China’s rule works the way it does because the Chinese state already has deep visibility into online activity through real-name registration and existing platform cooperation. Routing a chatbot notification through a guardian works because the state already has other ways of knowing. The US proposal would turn a patchwork of voluntary company practices into a required reporting layer. The starting conditions are different, and that changes what the same rule does.
Mandated reporting is not new. Teachers report suspected child abuse. Doctors report gunshot wounds. Therapists have a legal duty to warn when a patient threatens someone. Banks file Suspicious Activity Reports under the Bank Secrecy Act, the 1970 law requiring financial institutions to flag possible money laundering to the government. Each of these regimes took decades to develop the training requirements, legal immunity, threshold standards, and outside review that make them function. Each of them has also prevented real harm and exposed real crime, which is why they exist. But each of them has an uncomfortable track record. Research in the American Journal of Public Health found that 53% of Black children in the US will have a child welfare investigation before age 18, compared to 28% of white children. The Bank Policy Institute, the industry’s own research arm, found that about 96% of Suspicious Activity Reports result in no law enforcement follow-up at all. Mandated reporting catches some harm. It also produces patterned contact with specific communities and a huge volume of false positives whose cost falls on the person flagged.
AI companies are designing the chatbot version of this mechanism without any of that context. The threshold for a report is internal to the company. The person making the call is an employee or contractor trained in usage policy, not a licensed professional whose decision is subject to outside review. There is no legal immunity for the reporter, no standard of care, no external review, and no way for the person flagged to know they were flagged or contest it. OpenAI has said that if the same account were flagged today, it would refer it to police under a revised protocol. It is a meaningful company policy change. It is not a public rule anyone can see or test. A legitimate system would need a public threshold, a standard for who decides, a path to contest the referral, and a way to measure what the system catches.
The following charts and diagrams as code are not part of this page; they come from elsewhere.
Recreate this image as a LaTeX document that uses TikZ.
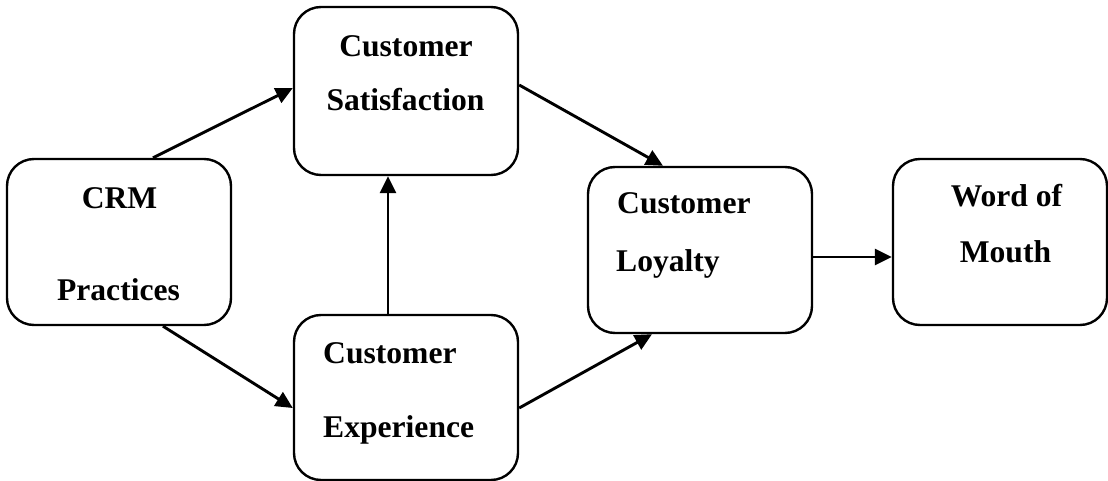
\documentclass[tikz,border=0pt]{standalone}
\usepackage{fontspec}
\setmainfont{Liberation Serif}
\usetikzlibrary{arrows.meta}
\begin{document}
\begin{tikzpicture}[x=1pt,y=-1pt,
  box/.style={draw=black, line width=2.4pt, rounded corners=27pt, fill=white, inner sep=0pt},
  lbl/.style={font=\fontsize{31.6}{38}\selectfont\bfseries, inner sep=0pt, anchor=base},
  llbl/.style={lbl, anchor=base west},
  arr/.style={line width=2.9pt, -{Triangle[length=17pt,width=16pt]}}]
\fill[white] (0,0) rectangle (1108,481);
\useasboundingbox (0,0) rectangle (1108,481);
\node[box, minimum width=224pt, minimum height=166pt] (crm) at (119,242) {};
\node[box, minimum width=224pt, minimum height=168pt] (sat) at (406,91) {};
\node[box, minimum width=224pt, minimum height=165pt] (exp) at (406,397.5) {};
\node[box, minimum width=224pt, minimum height=166pt] (loy) at (700,250) {};
\node[box, minimum width=214pt, minimum height=166pt] (wom) at (1000,242) {};
\node[lbl] (t1) at (119.5,208) {CRM};
\node[lbl] (t2) at (118.5,300) {Practices};
\node[lbl] (t3) at (406,57) {Customer};
\node[lbl] (t4) at (405.5,111) {Satisfaction};
\node[llbl] (t5) at (323,363) {Customer};
\node[llbl] (t6) at (323,437) {Experience};
\node[llbl] (t7) at (617,214) {Customer};
\node[llbl] (t8) at (616,271) {Loyalty};
\node[lbl] (t9) at (1006.5,207) {Word of};
\node[lbl] (t10) at (1005.5,262) {Mouth};
\draw[arr] ([xshift=34pt]crm.north) -- ([yshift=3pt]sat.west);
\draw[arr] ([xshift=44pt]crm.south) -- ([yshift=-10.5pt]exp.west);
\draw[arr] ([xshift=-18pt]exp.north) -- ([xshift=-18pt]sat.south);
\draw[arr] ([yshift=6pt]sat.east) -- ([xshift=-37pt]loy.north);
\draw[arr] ([yshift=-10.5pt]exp.east) -- ([xshift=-48pt]loy.south);
\draw[arr] ([yshift=-7pt]loy.east) -- ([yshift=-7pt]loy.east -| wom.west);
\end{tikzpicture}
\end{document}
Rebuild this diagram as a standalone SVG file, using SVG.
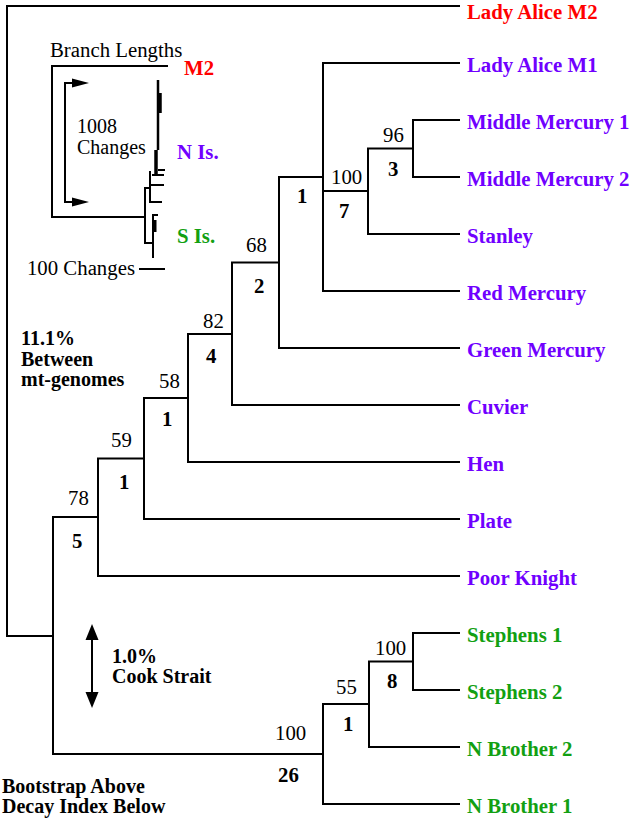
<svg xmlns="http://www.w3.org/2000/svg" width="632" height="819" viewBox="0 0 632 819">
<style>
text{font-family:"Liberation Serif","Times New Roman",serif;font-size:20.8px;fill:#000}
.ml{font-size:20px}
.b{font-weight:bold}
.pu{fill:#7000ff;font-weight:bold}
.rd{fill:#ff0000;font-weight:bold}
.gr{fill:#12a012;font-weight:bold}
.ln{fill:none;stroke:#000;stroke-width:2;stroke-linecap:square}
</style>
<rect width="632" height="819" fill="#fff"/>
<g id="connectors" class="ln">
<path d="M459,6 H7 V636 H53"/>
<path d="M98,517 H53 V754 H323"/>
<path d="M144,458.5 H98 V576 H459"/>
<path d="M188,398 H144 V519 H459"/>
<path d="M232,334 H188 V462 H459"/>
<path d="M279,262.5 H232 V405 H459"/>
<path d="M323,177 H279 V348 H459"/>
<path d="M459,63 H323 V291 H459 M323,191 H368"/>
<path d="M413,148.5 H368 V234 H459"/>
<path d="M459,120 H413 V177 H459"/>
<path d="M369,704 H323 V804 H459"/>
<path d="M413,661.5 H369 V747 H459"/>
<path d="M459,633 H413 V690 H459"/>
</g>
<g id="inset">
<g class="ln">
<path d="M167,66 H52 V217 H145"/>
<path d="M72,83 H65 V202 H72"/>
<path d="M145,188 V243 H153 M145,188 H150 M150,172 V202 H161 M150,185 H163 M153,175 H163"/>
<path d="M153,215 V257 M153,215 H157"/>
<path d="M140,269 H164"/>
</g>
<path d="M158,80 V150" stroke="#000" stroke-width="2.5" fill="none"/>
<path d="M160,93 V113" stroke="#000" stroke-width="3.5" fill="none"/>
<path d="M156,150 V176" stroke="#000" stroke-width="3.5" fill="none"/>
<path d="M155,220 V232" stroke="#000" stroke-width="3" fill="none"/>
<path d="M158,170 H165" stroke="#000" stroke-width="2" fill="none"/>
<polygon points="72,78.5 89,83 72,87.5" fill="#000"/>
<polygon points="72,197.5 89,202 72,206.5" fill="#000"/>
<text x="50" y="57">Branch Lengths</text>
<text x="184" y="75" class="rd">M2</text>
<text x="77" y="133" class="ml">1008</text>
<text x="77" y="154" class="ml">Changes</text>
<text x="177" y="159" class="pu">N Is.</text>
<text x="177" y="243" class="gr">S Is.</text>
<text x="135" y="275" text-anchor="end">100 Changes</text>
</g>
<g id="legend">
<text x="21" y="345" class="b ml">11.1%</text>
<text x="21" y="366" class="b ml">Between</text>
<text x="21" y="386" class="b ml">mt-genomes</text>
<path d="M92,638 V694" stroke="#000" stroke-width="2" fill="none"/>
<polygon points="92,624 85.5,640 98.5,640" fill="#000"/>
<polygon points="92,708 85.5,692 98.5,692" fill="#000"/>
<text x="112" y="663" class="b ml">1.0%</text>
<text x="112" y="683" class="b ml">Cook Strait</text>
<text x="2" y="793" class="b ml">Bootstrap Above</text>
<text x="2" y="813" class="b ml">Decay Index Below</text>
</g>
<g id="taxa">
<g id="t-lam2"><text x="467" y="19" class="rd">Lady Alice M2</text></g>
<g id="t-lam1"><text x="467" y="72" class="pu">Lady Alice M1</text></g>
<g id="t-mm1"><text x="467" y="129" class="pu">Middle Mercury 1</text></g>
<g id="t-mm2"><text x="467" y="186" class="pu">Middle Mercury 2</text></g>
<g id="t-stanley"><text x="467" y="243" class="pu">Stanley</text></g>
<g id="t-red"><text x="467" y="300" class="pu">Red Mercury</text></g>
<g id="t-green"><text x="467" y="357" class="pu">Green Mercury</text></g>
<g id="t-cuvier"><text x="467" y="414" class="pu">Cuvier</text></g>
<g id="t-hen"><text x="467" y="471" class="pu">Hen</text></g>
<g id="t-plate"><text x="467" y="528" class="pu">Plate</text></g>
<g id="t-poor"><text x="467" y="585" class="pu">Poor Knight</text></g>
<g id="t-s1"><text x="467" y="642" class="gr">Stephens 1</text></g>
<g id="t-s2"><text x="467" y="699" class="gr">Stephens 2</text></g>
<g id="t-nb2"><text x="467" y="756" class="gr">N Brother 2</text></g>
<g id="t-nb1"><text x="467" y="813" class="gr">N Brother 1</text></g>
</g>
<g id="support">
<g id="n96"><text x="383" y="142">96</text><text x="388" y="176" class="b">3</text></g>
<g id="n100a"><text x="331" y="184">100</text><text x="339" y="218" class="b">7</text></g>
<g id="n1a"><text x="297" y="203" class="b">1</text></g>
<g id="n68"><text x="246" y="252">68</text><text x="254" y="293" class="b">2</text></g>
<g id="n82"><text x="203" y="328">82</text><text x="206" y="363" class="b">4</text></g>
<g id="n58"><text x="159" y="388">58</text><text x="162" y="426" class="b">1</text></g>
<g id="n59"><text x="111" y="447">59</text><text x="119" y="489" class="b">1</text></g>
<g id="n78"><text x="68" y="505">78</text><text x="72" y="548" class="b">5</text></g>
<g id="n100b"><text x="275" y="740">100</text><text x="278" y="782" class="b">26</text></g>
<g id="n55"><text x="336" y="694">55</text><text x="343" y="731" class="b">1</text></g>
<g id="n100c"><text x="375" y="655">100</text><text x="387" y="688" class="b">8</text></g>
</g>
</svg>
Reporting I did on facial recognition and policing in the UK, Metropolitan Police data showed that 80% of the people incorrectly flagged by the Met’s facial recognition system were Black. Police built the system under an internal threshold, deployed it, and researchers measured the disparity afterward. That sequence is a governance problem. A reporting mechanism that draws its threshold in private and publishes its failures in public ends up with an oversight system shaped by who gets wrongly caught, rather than by who was supposed to be protected. That is the sequence about to play out with chatbot reporting in both the United States and China.
Every other category of mandated reporter spent years fighting over who gets reported, who gets to decide, and what the people flagged are owed in return. The chatbot version is starting at step one. The flagging systems are already in production. The thresholds are already in place. The people being flagged are not in the room.